Work to be completed: Return each line of the listing that contains the string "chart".

** begin The records **

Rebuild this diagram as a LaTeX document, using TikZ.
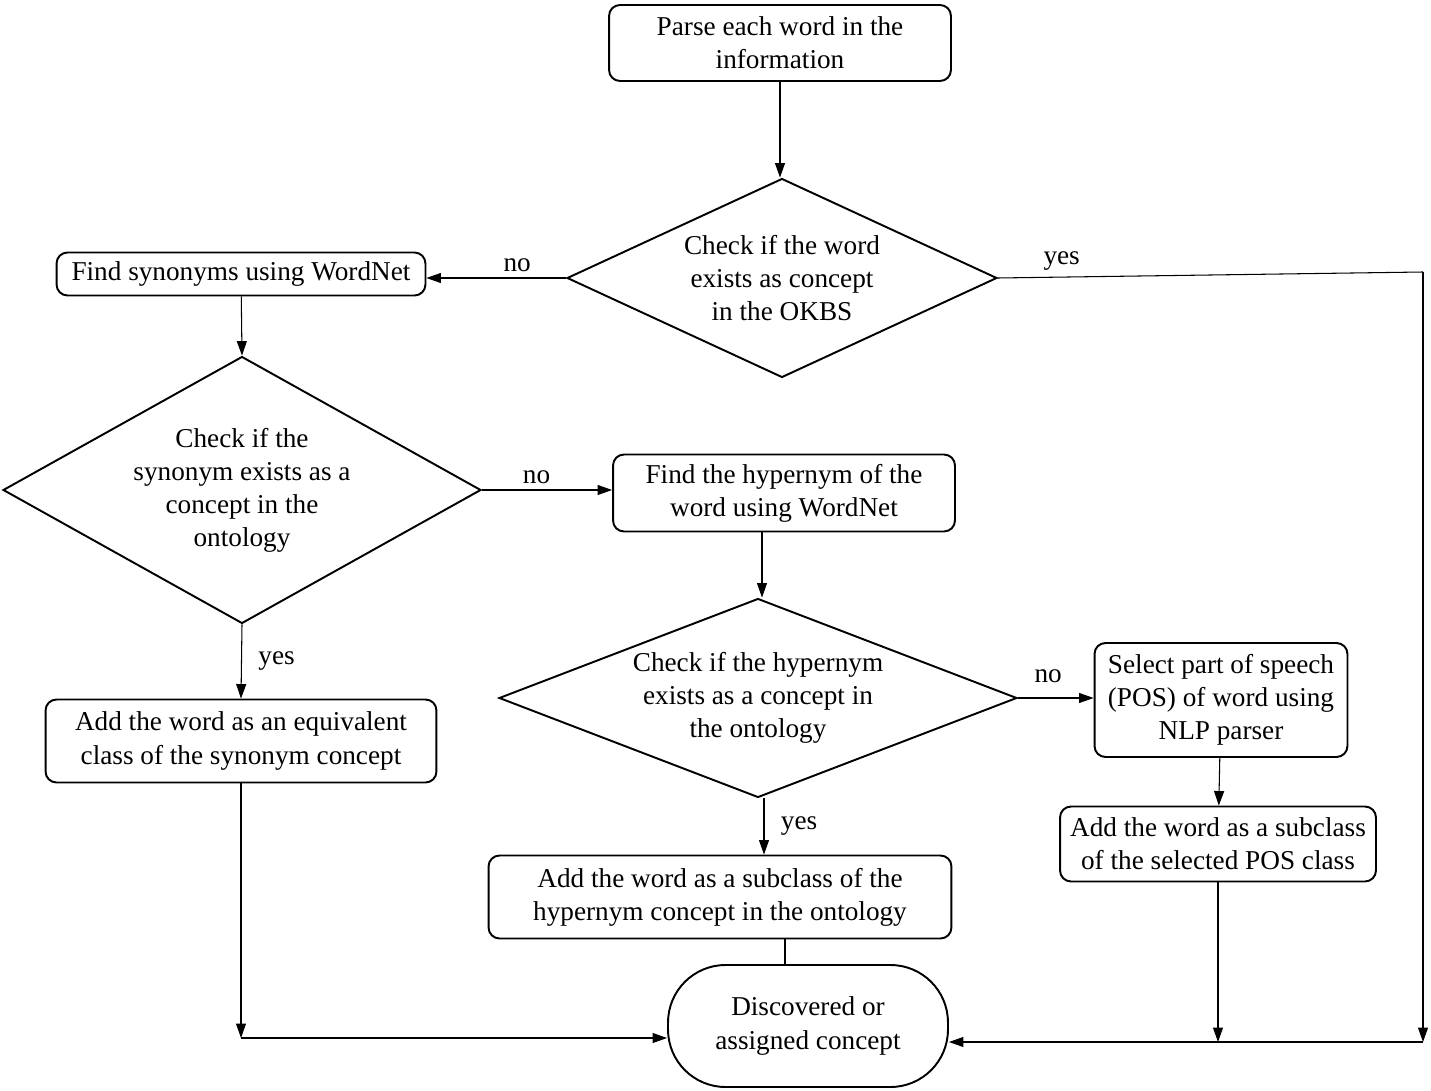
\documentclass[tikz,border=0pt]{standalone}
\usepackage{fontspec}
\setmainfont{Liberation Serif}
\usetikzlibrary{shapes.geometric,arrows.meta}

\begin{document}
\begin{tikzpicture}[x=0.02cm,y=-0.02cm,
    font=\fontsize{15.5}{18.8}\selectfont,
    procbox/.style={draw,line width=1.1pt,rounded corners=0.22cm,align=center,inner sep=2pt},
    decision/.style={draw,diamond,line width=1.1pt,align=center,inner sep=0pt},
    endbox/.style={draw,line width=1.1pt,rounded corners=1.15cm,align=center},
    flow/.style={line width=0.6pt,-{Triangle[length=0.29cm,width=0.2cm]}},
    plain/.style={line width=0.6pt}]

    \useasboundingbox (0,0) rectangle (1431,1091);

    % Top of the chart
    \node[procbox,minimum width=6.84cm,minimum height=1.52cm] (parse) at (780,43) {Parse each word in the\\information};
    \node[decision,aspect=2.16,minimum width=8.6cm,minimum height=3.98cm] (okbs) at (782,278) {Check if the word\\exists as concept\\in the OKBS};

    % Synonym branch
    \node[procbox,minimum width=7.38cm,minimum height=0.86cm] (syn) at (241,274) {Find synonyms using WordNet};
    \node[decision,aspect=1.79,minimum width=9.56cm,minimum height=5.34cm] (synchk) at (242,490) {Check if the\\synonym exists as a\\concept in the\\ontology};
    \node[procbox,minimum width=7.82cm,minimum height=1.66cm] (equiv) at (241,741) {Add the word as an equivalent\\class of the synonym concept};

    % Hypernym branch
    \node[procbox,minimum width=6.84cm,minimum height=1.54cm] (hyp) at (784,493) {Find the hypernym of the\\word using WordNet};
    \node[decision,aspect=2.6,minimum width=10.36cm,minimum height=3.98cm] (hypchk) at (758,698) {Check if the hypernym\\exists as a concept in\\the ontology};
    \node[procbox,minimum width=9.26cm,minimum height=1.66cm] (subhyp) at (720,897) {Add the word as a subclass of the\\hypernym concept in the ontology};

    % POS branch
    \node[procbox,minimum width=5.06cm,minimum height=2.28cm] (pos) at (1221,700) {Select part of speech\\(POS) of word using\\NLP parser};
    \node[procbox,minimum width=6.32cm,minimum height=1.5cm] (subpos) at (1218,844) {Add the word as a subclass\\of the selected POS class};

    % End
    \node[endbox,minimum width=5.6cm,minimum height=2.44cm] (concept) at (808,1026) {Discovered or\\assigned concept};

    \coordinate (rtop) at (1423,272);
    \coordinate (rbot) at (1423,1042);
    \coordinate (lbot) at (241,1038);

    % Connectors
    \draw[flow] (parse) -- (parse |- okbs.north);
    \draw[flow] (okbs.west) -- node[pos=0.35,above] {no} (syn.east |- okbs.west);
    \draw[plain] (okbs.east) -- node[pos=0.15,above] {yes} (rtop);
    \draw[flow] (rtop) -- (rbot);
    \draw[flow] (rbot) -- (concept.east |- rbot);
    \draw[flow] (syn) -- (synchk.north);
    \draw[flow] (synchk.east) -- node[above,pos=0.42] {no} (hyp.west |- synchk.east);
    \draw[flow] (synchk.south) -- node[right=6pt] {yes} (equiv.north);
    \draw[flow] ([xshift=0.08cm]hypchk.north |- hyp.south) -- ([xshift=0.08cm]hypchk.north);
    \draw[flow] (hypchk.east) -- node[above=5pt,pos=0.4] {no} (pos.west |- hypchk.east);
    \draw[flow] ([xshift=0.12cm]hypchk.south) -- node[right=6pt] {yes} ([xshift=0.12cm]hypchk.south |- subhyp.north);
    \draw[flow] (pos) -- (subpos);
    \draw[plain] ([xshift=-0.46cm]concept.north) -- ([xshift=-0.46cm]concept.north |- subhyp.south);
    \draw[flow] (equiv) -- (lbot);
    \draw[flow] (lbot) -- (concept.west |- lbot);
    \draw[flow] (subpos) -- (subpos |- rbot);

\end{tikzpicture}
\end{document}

** end The records **
** begin The records **

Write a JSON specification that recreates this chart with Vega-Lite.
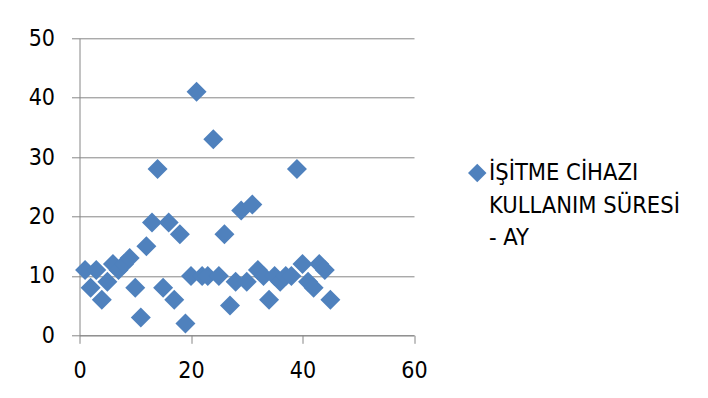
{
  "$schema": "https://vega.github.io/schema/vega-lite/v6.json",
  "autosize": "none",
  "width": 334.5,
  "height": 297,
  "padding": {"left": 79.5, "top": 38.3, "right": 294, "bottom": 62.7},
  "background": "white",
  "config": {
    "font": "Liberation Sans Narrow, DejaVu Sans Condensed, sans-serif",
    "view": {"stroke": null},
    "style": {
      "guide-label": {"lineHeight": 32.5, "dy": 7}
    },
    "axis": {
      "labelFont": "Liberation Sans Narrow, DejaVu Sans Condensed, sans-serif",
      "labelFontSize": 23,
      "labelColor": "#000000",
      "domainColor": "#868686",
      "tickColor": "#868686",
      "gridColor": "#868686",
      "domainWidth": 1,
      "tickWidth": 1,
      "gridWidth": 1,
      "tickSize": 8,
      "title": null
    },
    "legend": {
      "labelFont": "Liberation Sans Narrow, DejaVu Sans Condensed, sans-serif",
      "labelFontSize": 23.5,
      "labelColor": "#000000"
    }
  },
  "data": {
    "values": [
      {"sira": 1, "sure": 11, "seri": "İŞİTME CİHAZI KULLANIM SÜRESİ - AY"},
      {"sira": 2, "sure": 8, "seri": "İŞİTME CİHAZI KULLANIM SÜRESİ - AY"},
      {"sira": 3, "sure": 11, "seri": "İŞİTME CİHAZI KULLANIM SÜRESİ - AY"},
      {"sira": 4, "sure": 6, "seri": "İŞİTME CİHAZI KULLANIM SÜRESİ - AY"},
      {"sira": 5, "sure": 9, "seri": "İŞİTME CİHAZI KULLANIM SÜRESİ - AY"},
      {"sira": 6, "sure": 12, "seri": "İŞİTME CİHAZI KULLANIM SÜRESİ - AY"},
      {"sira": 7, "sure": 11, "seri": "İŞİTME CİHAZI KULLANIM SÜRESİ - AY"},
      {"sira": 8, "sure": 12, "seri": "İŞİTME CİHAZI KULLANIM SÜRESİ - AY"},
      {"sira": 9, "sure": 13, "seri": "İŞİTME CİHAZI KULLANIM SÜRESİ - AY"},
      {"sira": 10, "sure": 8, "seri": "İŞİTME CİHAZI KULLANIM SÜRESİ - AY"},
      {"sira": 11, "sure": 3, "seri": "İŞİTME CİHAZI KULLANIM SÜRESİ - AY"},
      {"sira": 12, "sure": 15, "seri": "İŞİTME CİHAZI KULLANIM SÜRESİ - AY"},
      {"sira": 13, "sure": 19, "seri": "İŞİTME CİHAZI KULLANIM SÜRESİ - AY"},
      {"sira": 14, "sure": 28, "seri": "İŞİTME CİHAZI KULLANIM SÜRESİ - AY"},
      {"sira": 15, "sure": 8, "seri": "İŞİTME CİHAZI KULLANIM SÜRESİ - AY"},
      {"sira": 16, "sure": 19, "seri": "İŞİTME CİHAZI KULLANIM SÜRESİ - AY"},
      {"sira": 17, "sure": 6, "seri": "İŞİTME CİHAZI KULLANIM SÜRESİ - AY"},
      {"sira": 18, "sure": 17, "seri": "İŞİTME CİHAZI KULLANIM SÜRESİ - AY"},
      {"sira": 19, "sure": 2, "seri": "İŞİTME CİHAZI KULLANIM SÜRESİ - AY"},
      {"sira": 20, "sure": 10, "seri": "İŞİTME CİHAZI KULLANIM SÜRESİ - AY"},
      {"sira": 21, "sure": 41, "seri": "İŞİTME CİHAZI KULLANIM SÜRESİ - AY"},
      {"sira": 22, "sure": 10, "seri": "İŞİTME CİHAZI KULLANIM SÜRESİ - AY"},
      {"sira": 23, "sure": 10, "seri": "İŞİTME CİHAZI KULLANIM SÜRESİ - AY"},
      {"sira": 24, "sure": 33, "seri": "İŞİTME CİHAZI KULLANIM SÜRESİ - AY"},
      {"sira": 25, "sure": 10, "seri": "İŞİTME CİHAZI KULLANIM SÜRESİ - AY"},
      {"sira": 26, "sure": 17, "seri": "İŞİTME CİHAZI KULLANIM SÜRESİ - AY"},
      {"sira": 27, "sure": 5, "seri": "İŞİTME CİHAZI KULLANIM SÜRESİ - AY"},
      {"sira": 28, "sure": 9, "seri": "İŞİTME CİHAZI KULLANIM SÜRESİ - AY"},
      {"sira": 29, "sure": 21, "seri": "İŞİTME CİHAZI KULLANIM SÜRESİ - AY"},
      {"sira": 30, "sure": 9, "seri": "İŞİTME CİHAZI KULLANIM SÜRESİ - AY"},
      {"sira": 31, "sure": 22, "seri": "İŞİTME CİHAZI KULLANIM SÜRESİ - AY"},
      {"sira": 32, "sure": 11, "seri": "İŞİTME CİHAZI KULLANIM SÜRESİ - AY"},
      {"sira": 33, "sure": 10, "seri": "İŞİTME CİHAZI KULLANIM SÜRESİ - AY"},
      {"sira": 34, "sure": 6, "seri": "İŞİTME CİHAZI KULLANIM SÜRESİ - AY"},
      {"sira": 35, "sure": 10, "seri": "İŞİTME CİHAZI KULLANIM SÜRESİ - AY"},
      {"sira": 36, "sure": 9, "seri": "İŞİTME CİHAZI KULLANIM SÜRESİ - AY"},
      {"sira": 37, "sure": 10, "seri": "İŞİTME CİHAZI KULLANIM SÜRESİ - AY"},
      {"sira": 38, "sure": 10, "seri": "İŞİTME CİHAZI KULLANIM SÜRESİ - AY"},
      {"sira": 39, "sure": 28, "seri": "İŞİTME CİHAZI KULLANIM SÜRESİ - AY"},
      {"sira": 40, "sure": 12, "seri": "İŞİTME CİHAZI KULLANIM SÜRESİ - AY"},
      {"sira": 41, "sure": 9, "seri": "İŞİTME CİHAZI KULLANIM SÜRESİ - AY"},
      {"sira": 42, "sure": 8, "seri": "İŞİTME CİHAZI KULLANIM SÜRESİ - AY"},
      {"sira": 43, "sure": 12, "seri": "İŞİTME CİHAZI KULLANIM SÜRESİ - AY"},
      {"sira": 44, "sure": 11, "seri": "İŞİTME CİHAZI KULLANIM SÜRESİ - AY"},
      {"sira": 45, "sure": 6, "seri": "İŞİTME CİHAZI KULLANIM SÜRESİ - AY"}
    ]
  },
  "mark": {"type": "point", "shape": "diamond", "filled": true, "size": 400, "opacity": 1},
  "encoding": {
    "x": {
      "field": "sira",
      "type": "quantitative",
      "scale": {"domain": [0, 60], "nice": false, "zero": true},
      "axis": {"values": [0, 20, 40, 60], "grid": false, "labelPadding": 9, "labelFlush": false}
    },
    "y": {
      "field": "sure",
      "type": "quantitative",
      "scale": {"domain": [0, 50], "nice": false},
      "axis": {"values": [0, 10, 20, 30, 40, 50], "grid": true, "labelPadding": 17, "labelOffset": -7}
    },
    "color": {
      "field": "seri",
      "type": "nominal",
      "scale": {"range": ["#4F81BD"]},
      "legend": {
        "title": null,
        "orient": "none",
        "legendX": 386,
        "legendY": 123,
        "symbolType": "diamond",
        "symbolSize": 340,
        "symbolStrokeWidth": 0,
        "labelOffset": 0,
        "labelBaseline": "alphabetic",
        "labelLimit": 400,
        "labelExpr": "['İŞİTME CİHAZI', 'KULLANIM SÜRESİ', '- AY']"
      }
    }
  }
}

** end The records **

Solution to this task:
    % Top of the chart
Write a JSON specification that recreates this chart with Vega-Lite.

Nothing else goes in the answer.